Based on what I have written above, the compulsory settlement procedure provided for in the UNCLOS does not apply to the disputes between China and the Philippines. The tribunal set up thereof has no jurisdiction. Its forceful handling of the case and exercise of jurisdiction is a willful abuse of power, and has been unlawful from the very beginning. China will not accept or recognize such arbitration in any way.
The disputes between China and the Philippines over the SCS are complicated and comprehensive. It is hazardous to confine the disputes’ settlement solely to the legal approach, as this will only create more problems. This case brought forth by the Philippines is not simply a legal case, it is a political provocation under the cloak of international law with some Western powers behind it. The Philippines and the arbitration tribunal intentionally circumvented China’s declaration, and packaged disputes of territory and maritime delimitation into disputes of the interpretation and application of UNCLOS. What the Philippines intends to do is to use the arbitration to deny China’s territorial sovereignty and maritime entitlement in the SCS, to seek support for its own illegal occupation of some parts of China's Nansha Islands, and even to undermine China's image. The arbitration has gravely hindered mutual political trust between China and the Philippines, and undermined the amicable atmosphere for China and the ASEAN member states to implement the DOC and to consult on the proposed COC. The move constitutes a serious threat to regional peace and stability. China firmly opposes the arbitration case, and will neither accept nor participate in the arbitration process. No matter what the final ruling will be, China will not recognize or implement it. China will remain committed to resolving the disputes peacefully through negotiation and consultation, and will not accept any country’s attempt to use such a ruling as a basis for consultations with China on the SCS issue, nor will China accept any positions or activities proposed by any country based on such a ruling.
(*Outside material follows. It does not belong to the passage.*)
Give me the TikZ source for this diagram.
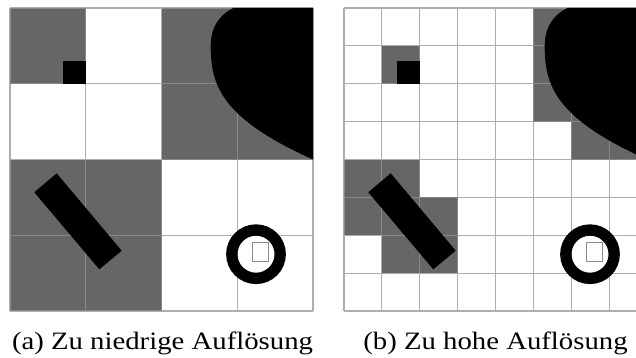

The South China Sea issue involves a number of countries, and it is not easy to solve it in a short time. Up to the present, the littoral countries concerned are still working closely together, and the general situation in the SCS is still peaceful and stable. China remains committed to upholding the peace and stability of the SCS, upholding the rule of law in the SCS, and upholding the freedom of navigation and overflight enjoyed by all countries in accordance with international law in the SCS.